Each weekday I work with my son on his speech. Our therapist is wonderful and every time we go for a session she gives me tools to work with him at home. I also homeschool him through an online school in Colorado. His teacher there is fantastic and it so willing to work with me.
We spend hours each day going through mouth exercises, making sounds, doing flashcards, working on the computer, learning to read, and reading books. Some times, okay a lot of times, he'd rather play than work (what kid wouldn't?). So I've had to find a way to motivate him to keep working.

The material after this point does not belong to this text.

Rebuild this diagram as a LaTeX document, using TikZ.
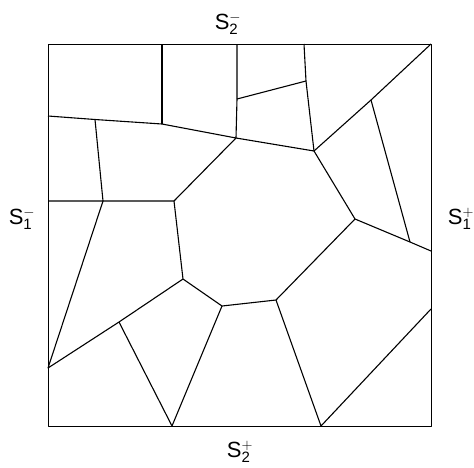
\documentclass[tikz,border=0pt]{standalone}
\usepackage{fontspec}
\setmainfont{Liberation Sans}
\usepackage{tikz}
\usetikzlibrary{calc}

\newcommand{\slab}[2]{S$_{\mbox{\fontsize{15}{15}\selectfont #1}}^{\mbox{\fontsize{15}{15}\selectfont$#2$}}$}

\begin{document}
\begin{tikzpicture}[x=1pt,y=-1pt,line join=round]
			\useasboundingbox (0,0) rectangle (474,467);
			\tikzset{cell/.style={draw,black,line width=1.1pt},
				side/.style={inner sep=0pt,font=\fontsize{22}{26}\selectfont}}
			
			\draw[cell,line width=1pt] (48,44) rectangle (431,426);
			
			\coordinate (a1) at (162,44);
			\coordinate (a2) at (237,44);
			\coordinate (a3) at (304,44);
			\coordinate (c) at (431,44);
			\coordinate (b1) at (48,116);
			\coordinate (b2) at (48,201);
			\coordinate (b3) at (48,368);
			\coordinate (d1) at (172,426);
			\coordinate (d2) at (321,426);
			\coordinate (e1) at (431,251);
			\coordinate (e2) at (431,309);
			
			\coordinate (v1) at (162,124);
			\coordinate (v2) at (237,99);
			\coordinate (v3) at (236,138);
			\coordinate (v4) at (306,81);
			\coordinate (v5) at (314,151);
			\coordinate (v6) at (95,119.5);
			\coordinate (v7) at (103,201);
			\coordinate (v8) at (174,201);
			\coordinate (v9) at (183,279);
			\coordinate (v10) at (222,306);
			\coordinate (v11) at (119,322);
			\coordinate (v12) at (276,300);
			\coordinate (v13) at (355,219);
			\coordinate (v14) at (410,242);
			\coordinate (v15) at (371,100);
			
			\draw[cell] (a1) -- (v1);
			\draw[cell] (a2) -- (v2) -- (v3);
			\draw[cell] (a3) -- (v4) -- (v5);
			\draw[cell] (v2) -- (v4);
			\draw[cell] (b1) -- (v6) -- (v1) -- (v3) -- (v5);
			\draw[cell] (v6) -- (v7);
			\draw[cell] (b2) -- (v7) -- (v8) -- (v3);
			\draw[cell] (v8) -- (v9) -- (v10) -- (v12) -- (v13) -- (v5);
			\draw[cell] (v7) -- (b3) -- (v11) -- (v9);
			\draw[cell] (v11) -- (d1) -- (v10);
			\draw[cell] (v12) -- (d2) -- (e2);
			\draw[cell] (v13) -- (v14) -- (e1);
			\draw[cell] (v14) -- (v15);
			\draw[cell] (v5) -- (v15) -- (c);
			
			\node[side] (t1) at (228,24) {\slab{2}{-}};
			\node[side] (t2) at (22,219) {\slab{1}{-}};
			\node[side] (t3) at (461,219) {\slab{1}{+}};
			\node[side] (t4) at (240,452) {\slab{2}{+}};
		\end{tikzpicture}
\end{document}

I've learned that if I use food to bribe him it works well. Amazing how fast he works through a lesson on the computer, correctly, when he has motivation. I've also found that letting him do activities he likes in between the things he needs to do works well. Doing a puzzle, playing an educational game on the iPad, or jumping on the trampoline all work for him. The key is finding what works each day.
Yesterday, after he completed an activity, the therapist set a timer and let him play with toys until the timer went off. Then it was back to work. She also uses mini M&Ms as motivation.
He's willing to work harder and longer when there's something he wants in the mix. And he's learning delayed gratification. So while it may sound like bribery, if it works to help him learn to speak and to do his schoolwork, then it can't be as bad as it sounds, right?